By Melissa Donovan
Part 2 of 2
Common surface treatments include corona, flame, and plasma. They are primarily used to enhance adhesion of ink, paint, or primer to a low-energy surface—such as plastic. Found in a number of industries from automotive to packaging, their usefulness increases as digital printing technologies present even more types of printable surfaces.
Surface Treatment Equipment
Here we share available surface treatment equipment used in digital printing processes found in manufacturing environments.
Enercon Industries Corporation offers corona, plasma, and flame technology. For digital printing on roll-to-roll webs, the company offers a system that produces high-definition corona. This technology provides a uniform and powerful corona treatment across the entire width of the film. Corona treaters integrate with OEM printing equipment for a seamless process. Enercon flame treaters may be used for either roll-to-roll web applications or for treating dimensional objects and sheets. In addition, Enercon offers plasma technologies with unique discharge capabilities for specific applications. Blown arc plasma is ideal for non-conductive surfaces in need of treatment prior to digital printing. Blown ion plasma treaters are effective on both conductive and nonconductive surfaces.
Lectro Engineering Company Inc. designed the Lectro-Treat process of plastic surface treatment, which treats the surface of 3D plastic objects yielding an even, consistent surface treatment to the plastic part. Considered a suppressed spark system, Lectro-Treat equipment consists of a dielectric tunnel that the parts to be surface treated pass though. Plates are situated parallel and covered with perforated polyethylene shield that distributes directional plasma in the air evenly throughout the air gap. The surface of a plastic object passing between the plates is bombarded by positively and negatively charged particles creating a treated surface. While the electrical operating parameters are factory set, the variable is the conveyor speed. This enables optimized surface treatment for each user.
Plasmatreat GmbH offers Openair-Plasma technology, which creates the ideal conditions for UV digital printing with-out the need for additional adhesion promoters—even with water-based inks. The company also developed the Plas-maPlus Print coating process specifically for printing uncoated float glass with water-soluble inks and solvent-free UV ink systems. The functional, transparent nanocoating does not impair the transparency of the glass, but improves the adhesion, scratch resistance, and moisture resistance of UV inks in digital printing.
QC Electronics, Inc. recommends its corona sheet treaters, which provide superior surface treatment. They are available as standalone models in any sheet width or inline on coating, pretreat, and printing lines. Equipment is available for treatment of one- or two-sided sheets. New to the sheet treaters is PLC technology, which allows for easy operation and monitoring of the device. Features include autonomous watt density control, line speed display, controlled motor speed, and touch panel control.

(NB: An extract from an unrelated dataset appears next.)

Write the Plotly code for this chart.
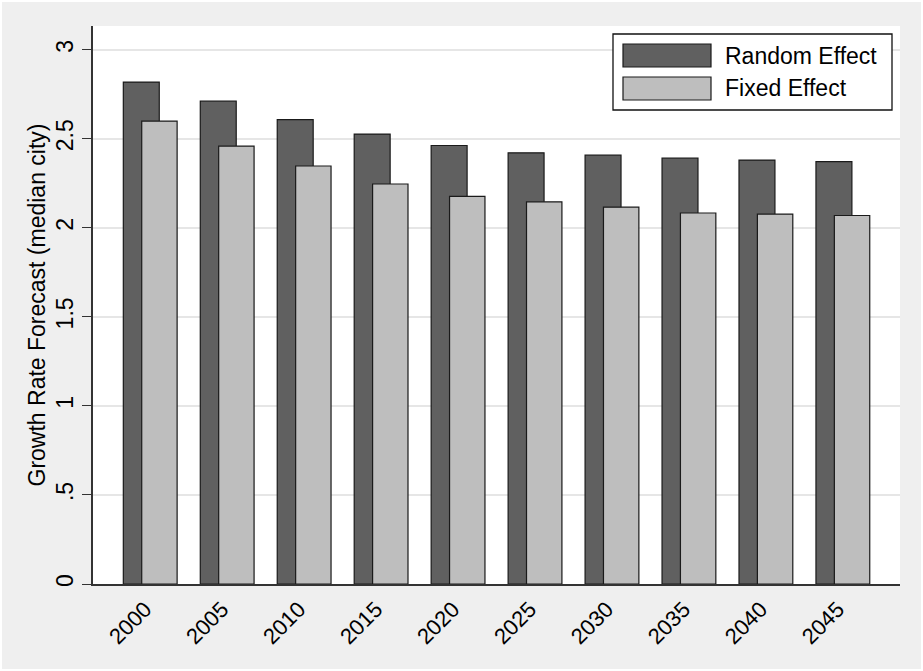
import plotly.graph_objects as go

years = ["2000", "2005", "2010", "2015", "2020", "2025", "2030", "2035", "2040", "2045"]
random_effect = [2.818, 2.711, 2.607, 2.526, 2.462, 2.421, 2.408, 2.391, 2.380, 2.371]
fixed_effect = [2.599, 2.459, 2.347, 2.246, 2.176, 2.146, 2.116, 2.083, 2.077, 2.069]
series_names = ["Random Effect", "Fixed Effect"]
y_tick_vals = [0, 0.5, 1, 1.5, 2, 2.5, 3]
y_tick_text = ["0", ".5", "1", "1.5", "2", "2.5", "3"]

DARK = "#606060"
LIGHT = "#BEBEBE"
BG = "#EFEFEF"
FONT = "Liberation Sans, Arial, sans-serif"
FS = 23

fig = go.Figure()
fig.add_trace(go.Bar(
    x=years, y=random_effect, name=series_names[0],
    offset=-0.349, width=0.467,
    marker=dict(color=DARK, line=dict(color="#1a1a1a", width=1.2)),
    showlegend=False,
))
fig.add_trace(go.Bar(
    x=years, y=fixed_effect, name=series_names[1],
    offset=-0.110, width=0.46,
    marker=dict(color=LIGHT, line=dict(color="#1a1a1a", width=1.2)),
    showlegend=False,
))

W, H = 923, 671
L, R, T, B = 93, 23, 26, 87
pw, ph = W - L - R, H - T - B

def px_x(v):
    return (v - L) / pw

def px_y(v):
    return (H - B - v) / ph

shapes = []
# thin white frame around the whole figure
shapes.append(dict(type="rect", xref="paper", yref="paper",
                   x0=px_x(1), x1=px_x(W - 1), y0=px_y(H - 1), y1=px_y(1),
                   line=dict(color="white", width=2), fillcolor="rgba(0,0,0,0)", layer="above"))
# custom legend box
lx0, lx1, ly0, ly1 = 613, 892, 34, 110
shapes.append(dict(type="rect", xref="paper", yref="paper",
                   x0=px_x(lx0), x1=px_x(lx1), y0=px_y(ly1), y1=px_y(ly0),
                   line=dict(color="#111111", width=1.3), fillcolor="white", layer="above"))
swatches = [(44, 67, DARK), (77, 100, LIGHT)]
annotations = []
for (sy0, sy1, col), name in zip(swatches, series_names):
    shapes.append(dict(type="rect", xref="paper", yref="paper",
                       x0=px_x(623), x1=px_x(711), y0=px_y(sy1), y1=px_y(sy0),
                       line=dict(color="#1a1a1a", width=1.2), fillcolor=col, layer="above"))
    annotations.append(dict(xref="paper", yref="paper", x=px_x(723), y=px_y((sy0 + sy1) / 2),
                            text=name, showarrow=False, xanchor="left", yanchor="middle",
                            font=dict(family=FONT, size=FS, color="black")))

fig.update_layout(
    width=W, height=H,
    margin=dict(l=L, r=R, t=T, b=B, pad=0, autoexpand=False),
    paper_bgcolor=BG, plot_bgcolor="white",
    barmode="overlay",
    font=dict(family=FONT, size=FS, color="black"),
    shapes=shapes, annotations=annotations,
    xaxis=dict(
        type="category", range=[-0.743, 9.743], automargin=False,
        tickangle=-45, ticks="", showgrid=False,
        ticklabelshift=-5, ticklabelstandoff=2,
        showline=True, linecolor="#333333", linewidth=1.5,
        tickfont=dict(size=22), zeroline=False,
    ),
    yaxis=dict(
        range=[0, 3.133], tickvals=y_tick_vals, ticktext=y_tick_text, automargin=False,
        tickangle=-90, ticks="outside", ticklen=9, tickwidth=1.3, tickcolor="#333333",
        showline=True, linecolor="#333333", linewidth=1.5,
        showgrid=True, gridcolor="#E6E6E6", gridwidth=1.5, zeroline=False,
        tickfont=dict(size=FS),
        title=dict(text="Growth Rate Forecast (median city)", font=dict(size=FS), standoff=0),
    ),
)

fig.write_html(
    "out.html",
    config={"displayModeBar": False},
    post_script="document.body.style.margin='0';document.body.style.overflow='hidden';",
)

Vetaphone’s corona pretreatment systems standout thanks to monitoring and measurement features. Essential to the success of the corona treatment is the high-frequency electrical discharge that is directed to the surface in question. During the process, an air gap appears between the electrodes and the substrate that is passing underneath. If the gap is too large, the discharge won’t jump the gap and if it is too small, it burns the material. An optimum gap is 1.5 millimeters, however each material treated has a different optimum frequency. When power is supplied by the generator to the transformer and then on to Vetaphone’s corona treating unit, each cycle is measured to ensure the system performs at maximum efficiency. Each transformer is matched to the electrodes supplying the discharge. Vetaphone also offers plasma surface treatment systems.
Working with surface treatment equipment in house enhances adhesion of ink, paint, or primer to surfaces such as glass, plastic, or metal. It is especially beneficial as digital printing technology allows for printing to even more low-surface energy substrates than ever before. An added step—whether corona, flame, or plasma—ensures a durable finished product.